The report establishes that six of the largest sugar producers globally – the European Union (EU), Brazil, the US, India, Thailand and Australia – are on average subsidised at the rate of 20% of the value of production at the sugar cane phase of production. The report also estimates the subsidisation rates of the US, Brazil and the EU, are 66%, 27% and 18% respectively.
“The world sugar market is distorted by producer country incentives, resulting in production that is surplus to demand. It is a residual market characterised by a price far below the cost of production for any country,” laments Trikam.

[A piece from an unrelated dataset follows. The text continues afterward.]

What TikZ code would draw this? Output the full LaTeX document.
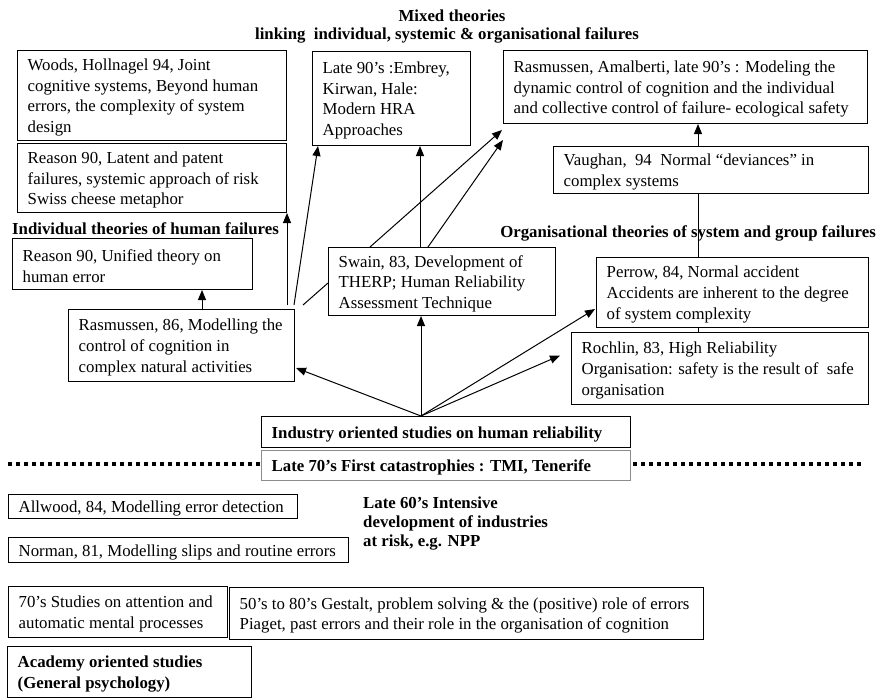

Further, the majority of producer countries have significant import protection, and offer schemes that support the growing of cane or beet, and incentivise the manufacturing sector, states Trikam. In addition, a number of countries use policy tools to encourage exports, as this results in food security in the local market and allows for regularising of local pricing.
He states that this has resulted in the oversupply of sugar to the global market. Stating that total global sugar imports are said to have increased by 77% over the last three-year marketing period, owing to a constant decline in the world average price of sugar.
He emphasises that it has been established by industry association the American Sugar Alliance that using $2.5-billion a year in subsidies, Brazil now controls 50% of global sugar exports and is one of the lowest-priced sugar suppliers globally.
Trikam stresses that, instead of sugar being supplied to local consumers by local producers – who contribute to the economy significantly through infrastructure, investment and employment – imported sugar is supplied by foreign producers, trade houses and import operations with the objective of capitalising on the differential between the local price and the residual world market price for sugar.
Most of the sugar imported is refined sugar, which results in South African refiners losing significant market share, highlights Trikam.
Sugar imports displace local production onto the lossmaking export market, he stresses. He states that, during the 2017 to 2018 season, the South African sugar industry losses amounted to about R3 500/t exported. Given exports of 795 434 t in that season, he states that an estimated R2.8-billion in revenue was lost by the South African sugar industry, and the national gross domestic production.
“Diversification of the South African sugar industry is essential if the industry is to remain a competitive part of the agriculture and agroprocessing sectors of the South African economy into the future,” states Trikam.
He states that the industry needs a “game changer” that allows for the swift introduction of proven technology and production, with significant impact on sugar volumes being uplifted through a new market.
He states that diversification into fuel ethanol production will contribute to the sustainability of the sugar industry, support the transformation of black growers and enable black industrialists.
“The South African sugar industry proposes that government in partnership with the private sector implements a biofuels programme in South Africa, that would ignite a biofuels market, as has been done in other sugar producing countries across the globe,” resolves Trikam.
He states that the South African government must enable the establishment of a biofuels industry, through instruments and programmes such as mandatory blending targets including growth targets, biofuel subsidies, low carbon fuel standards, greenhouse-gas-reducing incentives and credits, novel programmes to add value to agriculture and improve agricultural returns, among others.
Trikam concludes that the diversification of the sugar industry would empower the industry to grow, generating revenue and creating jobs beyond the current traditional industry products.